**GIVEN INSTRUCTION:** Write the entries out again exactly as they stand, but without the pictures.

Data listing
____
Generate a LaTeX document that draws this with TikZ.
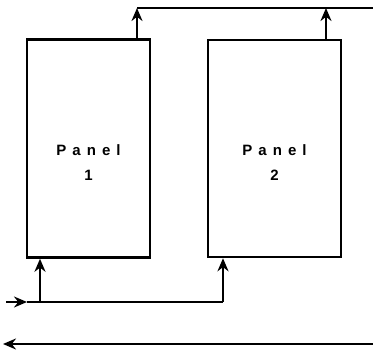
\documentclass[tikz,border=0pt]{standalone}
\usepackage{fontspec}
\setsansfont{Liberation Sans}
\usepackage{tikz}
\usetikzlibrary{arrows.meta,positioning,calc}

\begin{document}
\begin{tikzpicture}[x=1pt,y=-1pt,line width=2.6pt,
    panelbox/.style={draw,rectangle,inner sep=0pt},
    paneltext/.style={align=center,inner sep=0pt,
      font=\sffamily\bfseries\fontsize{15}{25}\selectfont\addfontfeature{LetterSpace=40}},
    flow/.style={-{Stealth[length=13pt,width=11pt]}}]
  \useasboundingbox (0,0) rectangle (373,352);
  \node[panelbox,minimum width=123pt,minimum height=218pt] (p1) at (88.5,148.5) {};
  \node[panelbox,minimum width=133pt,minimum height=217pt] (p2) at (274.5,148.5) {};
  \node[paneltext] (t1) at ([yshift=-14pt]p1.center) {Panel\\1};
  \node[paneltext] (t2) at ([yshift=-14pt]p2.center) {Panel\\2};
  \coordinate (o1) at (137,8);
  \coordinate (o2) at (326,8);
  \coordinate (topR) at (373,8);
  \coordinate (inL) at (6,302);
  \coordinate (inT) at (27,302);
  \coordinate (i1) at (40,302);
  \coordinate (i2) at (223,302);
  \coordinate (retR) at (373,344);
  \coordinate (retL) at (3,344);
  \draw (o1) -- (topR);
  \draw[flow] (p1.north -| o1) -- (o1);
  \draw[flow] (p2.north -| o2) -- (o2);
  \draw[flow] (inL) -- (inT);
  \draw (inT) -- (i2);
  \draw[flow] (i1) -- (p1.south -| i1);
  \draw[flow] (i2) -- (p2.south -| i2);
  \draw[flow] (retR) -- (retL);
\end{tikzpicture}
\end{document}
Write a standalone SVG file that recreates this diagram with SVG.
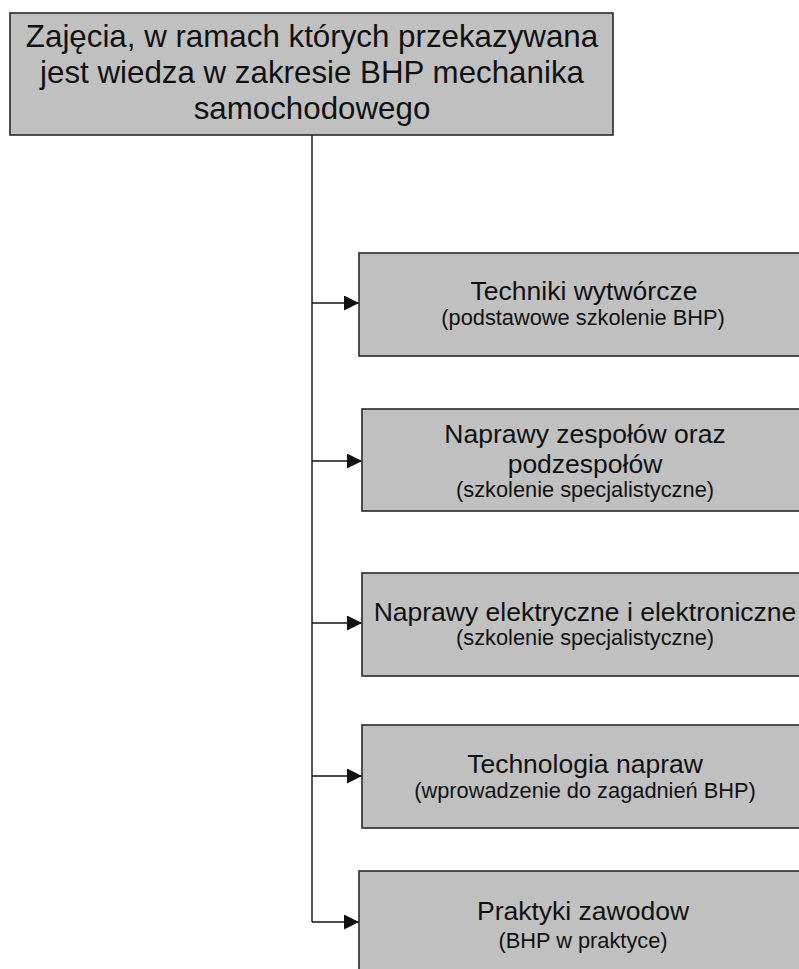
____
**THE ANSWER:**
Generate a LaTeX document that draws this with TikZ.
\documentclass[tikz,border=0pt]{standalone}
\usepackage{fontspec}
\setsansfont{Liberation Sans}
\usepackage{tikz}
\usetikzlibrary{arrows.meta,positioning,calc}

\begin{document}
\begin{tikzpicture}[x=1pt,y=-1pt,line width=2.6pt,
    panelbox/.style={draw,rectangle,inner sep=0pt},
    paneltext/.style={align=center,inner sep=0pt,
      font=\sffamily\bfseries\fontsize{15}{25}\selectfont\addfontfeature{LetterSpace=40}},
    flow/.style={-{Stealth[length=13pt,width=11pt]}}]
  \useasboundingbox (0,0) rectangle (373,352);
  \node[panelbox,minimum width=123pt,minimum height=218pt] (p1) at (88.5,148.5) {};
  \node[panelbox,minimum width=133pt,minimum height=217pt] (p2) at (274.5,148.5) {};
  \node[paneltext] (t1) at ([yshift=-14pt]p1.center) {Panel\\1};
  \node[paneltext] (t2) at ([yshift=-14pt]p2.center) {Panel\\2};
  \coordinate (o1) at (137,8);
  \coordinate (o2) at (326,8);
  \coordinate (topR) at (373,8);
  \coordinate (inL) at (6,302);
  \coordinate (inT) at (27,302);
  \coordinate (i1) at (40,302);
  \coordinate (i2) at (223,302);
  \coordinate (retR) at (373,344);
  \coordinate (retL) at (3,344);
  \draw (o1) -- (topR);
  \draw[flow] (p1.north -| o1) -- (o1);
  \draw[flow] (p2.north -| o2) -- (o2);
  \draw[flow] (inL) -- (inT);
  \draw (inT) -- (i2);
  \draw[flow] (i1) -- (p1.south -| i1);
  \draw[flow] (i2) -- (p2.south -| i2);
  \draw[flow] (retR) -- (retL);
\end{tikzpicture}
\end{document}
Write a standalone SVG file that recreates this diagram with SVG.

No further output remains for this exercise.